* Begin Input for this task *

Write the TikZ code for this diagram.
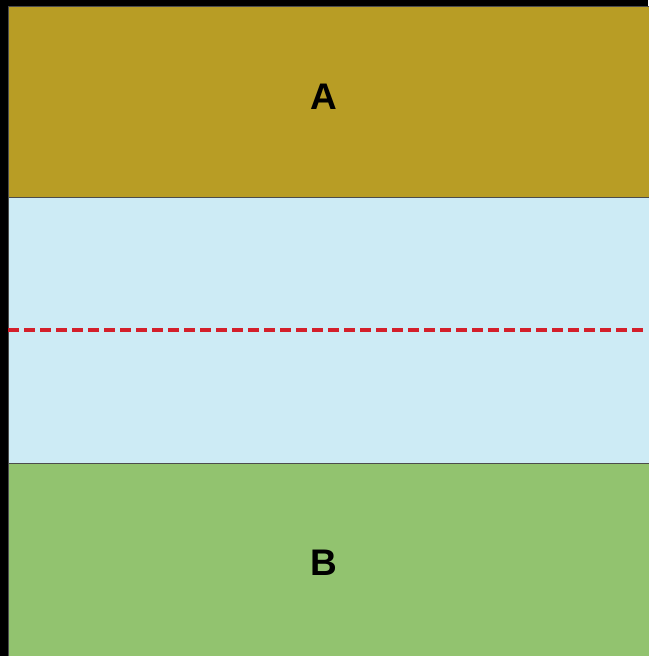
\documentclass[tikz,border=0pt]{standalone}
\usepackage{fontspec}
\setmainfont{Liberation Sans}
\begin{document}
\begin{tikzpicture}[x=1pt,y=-1pt,
  band/.style={draw=black!70,line width=0.8pt},
  lbl/.style={font=\bfseries\fontsize{37}{37}\selectfont,text=black}]
\useasboundingbox (0,0) rectangle (648,656);
\fill[black] (0,0) rectangle (648,656);
\definecolor{gold}{HTML}{B89D25}
\definecolor{sky}{HTML}{CDEBF5}
\definecolor{leaf}{HTML}{92C36F}
\definecolor{dashred}{HTML}{D41F2A}
\filldraw[fill=sky,band] (8,197) rectangle (660,463);
\filldraw[fill=gold,band] (8,6) rectangle (660,197);
\filldraw[fill=leaf,band] (8,463) rectangle (660,670);
\coordinate (dl) at (8,330);
\coordinate (dr) at (648,330);
\draw[dashred,line width=3.6pt,dash pattern=on 11pt off 5pt] (dl) -- (dr);
\node[lbl] (A) at (324,97) {A};
\node[lbl] (B) at (324,563) {B};
\end{tikzpicture}
\end{document}
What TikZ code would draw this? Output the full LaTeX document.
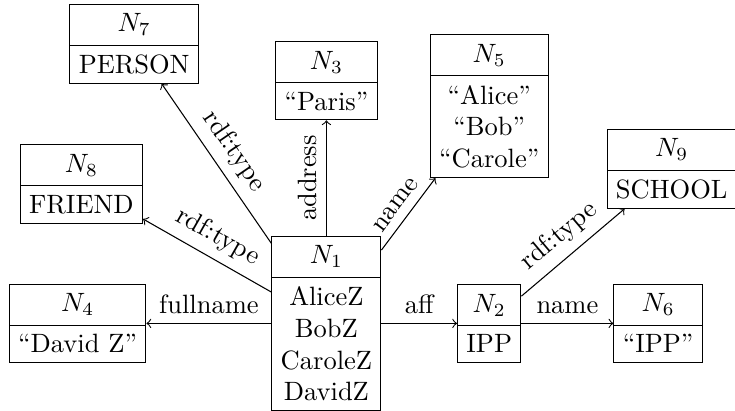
\documentclass[tikz,border=0pt]{standalone}
\usetikzlibrary{shapes.multipart}
\tikzset{
	rnode/.style={draw, rectangle split, rectangle split parts=2, align=center},
	link/.style={->}
}
\begin{document}
\begin{tikzpicture}
			%%%%% START %%%%%
			\useasboundingbox (-4.33, -1.16) rectangle (5.42, 4.29);
			
			\node[rnode] (n1) at (0, 0) {$N_1$ \nodepart{two} AliceZ\\BobZ\\CaroleZ\\DavidZ};
			\node[rnode] (n2) at (2.16, 0) {$N_2$ \nodepart{two} IPP};
			\node[rnode] (n6) at (4.40, 0) {$N_6$ \nodepart{two} ``IPP''};
			\node[rnode] (n4) at (-3.30, 0) {$N_4$ \nodepart{two} ``David Z''};
			
			\node[rnode] (n8) at (-3.25, 1.85) {$N_8$ \nodepart{two} FRIEND};
			\node[rnode] (n7) at (-2.55, 3.71) {$N_7$ \nodepart{two} PERSON};
			\node[rnode] (n3) at (0, 3.22) {$N_3$ \nodepart{two} ``Paris''};
			\node[rnode] (n5) at (2.16, 2.88) {$N_5$ \nodepart{two} ``Alice''\\``Bob''\\``Carole''};
			\node[rnode] (n9) at (4.58, 2.05) {$N_9$ \nodepart{two} SCHOOL};
			
			\draw[link] (n1) -- node[above] {aff} (n2);
			\draw[link] (n2) -- node[above] {name} (n6);
			\draw[link] (n1) -- node[above] {fullname} (n4);
			\draw[link] (n1) -- node[above, sloped] {address} (n3);
			\draw[link] (n1) -- node[above, sloped] {name} (n5);
			\draw[link] (n1) -- node[above, sloped] {rdf:type} (n7);
			\draw[link] (n1) -- node[above, sloped] {rdf:type} (n8);
			\draw[link] (n2) -- node[above, sloped] {rdf:type} (n9);
			
			%%%%% END %%%%%
\end{tikzpicture}
\end{document}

* End Input for this task *

Request
Exactly reproduce the entries above, minus the pictures.

Full solution
Write the TikZ code for this diagram.
\documentclass[tikz,border=0pt]{standalone}
\usepackage{fontspec}
\setmainfont{Liberation Sans}
\begin{document}
\begin{tikzpicture}[x=1pt,y=-1pt,
  band/.style={draw=black!70,line width=0.8pt},
  lbl/.style={font=\bfseries\fontsize{37}{37}\selectfont,text=black}]
\useasboundingbox (0,0) rectangle (648,656);
\fill[black] (0,0) rectangle (648,656);
\definecolor{gold}{HTML}{B89D25}
\definecolor{sky}{HTML}{CDEBF5}
\definecolor{leaf}{HTML}{92C36F}
\definecolor{dashred}{HTML}{D41F2A}
\filldraw[fill=sky,band] (8,197) rectangle (660,463);
\filldraw[fill=gold,band] (8,6) rectangle (660,197);
\filldraw[fill=leaf,band] (8,463) rectangle (660,670);
\coordinate (dl) at (8,330);
\coordinate (dr) at (648,330);
\draw[dashred,line width=3.6pt,dash pattern=on 11pt off 5pt] (dl) -- (dr);
\node[lbl] (A) at (324,97) {A};
\node[lbl] (B) at (324,563) {B};
\end{tikzpicture}
\end{document}
What TikZ code would draw this? Output the full LaTeX document.
\documentclass[tikz,border=0pt]{standalone}
\usetikzlibrary{shapes.multipart}
\tikzset{
	rnode/.style={draw, rectangle split, rectangle split parts=2, align=center},
	link/.style={->}
}
\begin{document}
\begin{tikzpicture}
			%%%%% START %%%%%
			\useasboundingbox (-4.33, -1.16) rectangle (5.42, 4.29);
			
			\node[rnode] (n1) at (0, 0) {$N_1$ \nodepart{two} AliceZ\\BobZ\\CaroleZ\\DavidZ};
			\node[rnode] (n2) at (2.16, 0) {$N_2$ \nodepart{two} IPP};
			\node[rnode] (n6) at (4.40, 0) {$N_6$ \nodepart{two} ``IPP''};
			\node[rnode] (n4) at (-3.30, 0) {$N_4$ \nodepart{two} ``David Z''};
			
			\node[rnode] (n8) at (-3.25, 1.85) {$N_8$ \nodepart{two} FRIEND};
			\node[rnode] (n7) at (-2.55, 3.71) {$N_7$ \nodepart{two} PERSON};
			\node[rnode] (n3) at (0, 3.22) {$N_3$ \nodepart{two} ``Paris''};
			\node[rnode] (n5) at (2.16, 2.88) {$N_5$ \nodepart{two} ``Alice''\\``Bob''\\``Carole''};
			\node[rnode] (n9) at (4.58, 2.05) {$N_9$ \nodepart{two} SCHOOL};
			
			\draw[link] (n1) -- node[above] {aff} (n2);
			\draw[link] (n2) -- node[above] {name} (n6);
			\draw[link] (n1) -- node[above] {fullname} (n4);
			\draw[link] (n1) -- node[above, sloped] {address} (n3);
			\draw[link] (n1) -- node[above, sloped] {name} (n5);
			\draw[link] (n1) -- node[above, sloped] {rdf:type} (n7);
			\draw[link] (n1) -- node[above, sloped] {rdf:type} (n8);
			\draw[link] (n2) -- node[above, sloped] {rdf:type} (n9);
			
			%%%%% END %%%%%
\end{tikzpicture}
\end{document}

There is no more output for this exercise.